# Entries
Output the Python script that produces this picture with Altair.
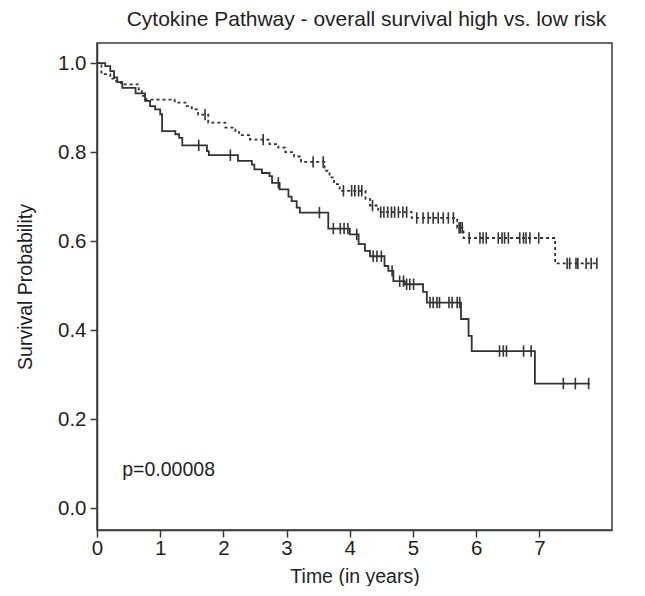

* * *

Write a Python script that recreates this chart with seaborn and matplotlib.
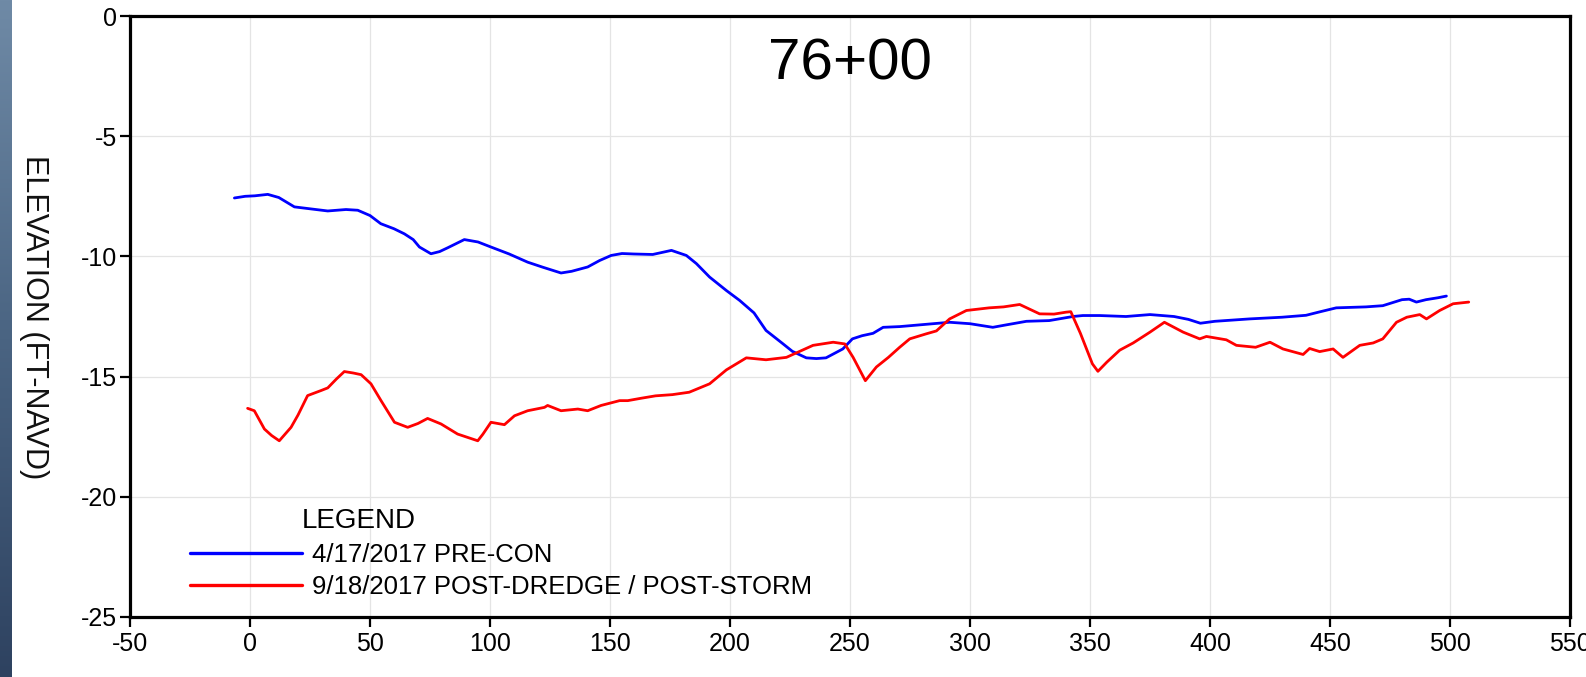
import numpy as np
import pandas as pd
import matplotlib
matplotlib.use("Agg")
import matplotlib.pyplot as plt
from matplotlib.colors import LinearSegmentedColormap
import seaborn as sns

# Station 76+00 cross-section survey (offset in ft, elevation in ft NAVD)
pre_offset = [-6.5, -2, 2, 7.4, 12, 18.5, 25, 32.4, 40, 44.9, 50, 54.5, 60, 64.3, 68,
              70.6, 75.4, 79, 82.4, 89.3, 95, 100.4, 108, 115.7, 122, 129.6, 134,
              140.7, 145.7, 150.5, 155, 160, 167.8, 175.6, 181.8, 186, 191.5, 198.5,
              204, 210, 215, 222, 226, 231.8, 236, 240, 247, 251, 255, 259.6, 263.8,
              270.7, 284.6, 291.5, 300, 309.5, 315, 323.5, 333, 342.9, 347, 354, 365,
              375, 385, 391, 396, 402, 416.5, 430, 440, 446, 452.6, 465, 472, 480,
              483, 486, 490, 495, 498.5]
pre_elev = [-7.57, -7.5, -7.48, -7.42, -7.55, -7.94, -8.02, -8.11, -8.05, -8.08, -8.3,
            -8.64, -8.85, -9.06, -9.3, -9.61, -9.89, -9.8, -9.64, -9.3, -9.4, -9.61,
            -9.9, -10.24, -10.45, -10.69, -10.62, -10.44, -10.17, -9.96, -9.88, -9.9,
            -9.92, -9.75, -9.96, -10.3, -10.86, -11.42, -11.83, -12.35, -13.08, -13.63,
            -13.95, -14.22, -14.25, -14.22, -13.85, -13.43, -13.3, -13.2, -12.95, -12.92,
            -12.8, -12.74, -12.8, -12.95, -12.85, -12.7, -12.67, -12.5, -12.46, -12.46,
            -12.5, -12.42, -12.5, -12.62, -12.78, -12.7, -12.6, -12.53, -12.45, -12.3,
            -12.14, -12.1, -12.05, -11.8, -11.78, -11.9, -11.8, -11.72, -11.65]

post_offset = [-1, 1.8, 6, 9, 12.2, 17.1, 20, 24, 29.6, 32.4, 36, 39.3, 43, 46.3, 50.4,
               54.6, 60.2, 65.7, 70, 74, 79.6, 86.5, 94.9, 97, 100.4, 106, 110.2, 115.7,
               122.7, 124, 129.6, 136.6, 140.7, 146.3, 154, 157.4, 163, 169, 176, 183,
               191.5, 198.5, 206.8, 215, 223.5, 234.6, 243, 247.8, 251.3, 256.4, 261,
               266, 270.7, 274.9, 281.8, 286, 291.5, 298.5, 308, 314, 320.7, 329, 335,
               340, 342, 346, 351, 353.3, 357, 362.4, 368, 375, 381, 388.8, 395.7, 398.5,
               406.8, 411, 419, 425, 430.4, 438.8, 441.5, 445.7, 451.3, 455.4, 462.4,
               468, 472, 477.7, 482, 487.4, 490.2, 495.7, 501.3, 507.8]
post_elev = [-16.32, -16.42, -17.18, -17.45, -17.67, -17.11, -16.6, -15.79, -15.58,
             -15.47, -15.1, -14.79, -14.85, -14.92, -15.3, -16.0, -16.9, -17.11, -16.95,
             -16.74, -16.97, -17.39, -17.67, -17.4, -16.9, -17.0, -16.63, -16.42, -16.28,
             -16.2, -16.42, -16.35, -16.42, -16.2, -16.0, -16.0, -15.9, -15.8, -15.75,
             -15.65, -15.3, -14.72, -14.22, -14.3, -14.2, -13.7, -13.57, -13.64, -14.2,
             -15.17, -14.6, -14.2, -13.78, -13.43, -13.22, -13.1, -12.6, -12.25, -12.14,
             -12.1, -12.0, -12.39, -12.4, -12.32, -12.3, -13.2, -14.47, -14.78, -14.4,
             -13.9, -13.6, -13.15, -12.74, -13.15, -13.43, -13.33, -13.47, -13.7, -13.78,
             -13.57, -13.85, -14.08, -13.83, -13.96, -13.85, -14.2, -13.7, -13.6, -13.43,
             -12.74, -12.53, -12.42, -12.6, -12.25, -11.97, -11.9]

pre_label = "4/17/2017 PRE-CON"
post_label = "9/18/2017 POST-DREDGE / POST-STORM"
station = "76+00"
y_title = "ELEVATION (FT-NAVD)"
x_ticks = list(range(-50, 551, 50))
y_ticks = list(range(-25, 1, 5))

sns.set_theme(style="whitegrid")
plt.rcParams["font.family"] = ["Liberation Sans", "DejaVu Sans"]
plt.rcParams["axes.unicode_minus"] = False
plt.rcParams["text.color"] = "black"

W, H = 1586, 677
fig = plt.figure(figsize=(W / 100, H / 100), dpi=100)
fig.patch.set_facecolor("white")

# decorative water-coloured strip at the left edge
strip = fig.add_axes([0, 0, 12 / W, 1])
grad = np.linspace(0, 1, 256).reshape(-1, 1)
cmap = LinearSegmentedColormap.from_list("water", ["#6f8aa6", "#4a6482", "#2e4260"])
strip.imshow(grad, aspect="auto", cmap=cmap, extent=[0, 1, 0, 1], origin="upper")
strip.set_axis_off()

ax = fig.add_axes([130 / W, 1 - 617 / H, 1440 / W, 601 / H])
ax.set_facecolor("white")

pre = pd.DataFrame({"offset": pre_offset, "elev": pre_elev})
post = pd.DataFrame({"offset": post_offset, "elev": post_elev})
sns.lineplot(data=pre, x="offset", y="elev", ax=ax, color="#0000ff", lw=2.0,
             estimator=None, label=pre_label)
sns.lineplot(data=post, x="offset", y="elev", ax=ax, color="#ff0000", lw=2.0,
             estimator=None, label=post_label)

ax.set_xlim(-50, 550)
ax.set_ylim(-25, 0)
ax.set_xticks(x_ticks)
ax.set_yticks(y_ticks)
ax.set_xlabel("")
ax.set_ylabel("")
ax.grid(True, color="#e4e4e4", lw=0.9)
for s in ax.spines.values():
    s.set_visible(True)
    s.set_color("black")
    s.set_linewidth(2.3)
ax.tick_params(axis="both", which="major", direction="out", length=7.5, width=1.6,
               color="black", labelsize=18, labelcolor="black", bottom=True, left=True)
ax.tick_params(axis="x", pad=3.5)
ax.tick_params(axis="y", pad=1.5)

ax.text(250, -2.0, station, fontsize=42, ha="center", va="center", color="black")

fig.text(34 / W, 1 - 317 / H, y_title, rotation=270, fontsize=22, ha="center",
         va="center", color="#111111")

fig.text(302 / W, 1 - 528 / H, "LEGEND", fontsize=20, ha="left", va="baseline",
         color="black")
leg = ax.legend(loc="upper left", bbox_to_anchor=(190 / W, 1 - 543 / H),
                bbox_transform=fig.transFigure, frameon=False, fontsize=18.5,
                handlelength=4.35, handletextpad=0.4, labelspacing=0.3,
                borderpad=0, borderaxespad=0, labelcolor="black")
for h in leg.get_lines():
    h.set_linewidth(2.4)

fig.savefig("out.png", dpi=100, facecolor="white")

# What this task involves
Reproduce exactly the lines above starting at the line containing "Write a Python" and ending at the line containing "import seaborn as sns", including both, but not the pictures.

# Solution
Write a Python script that recreates this chart with seaborn and matplotlib.
import numpy as np
import pandas as pd
import matplotlib
matplotlib.use("Agg")
import matplotlib.pyplot as plt
from matplotlib.colors import LinearSegmentedColormap
import seaborn as sns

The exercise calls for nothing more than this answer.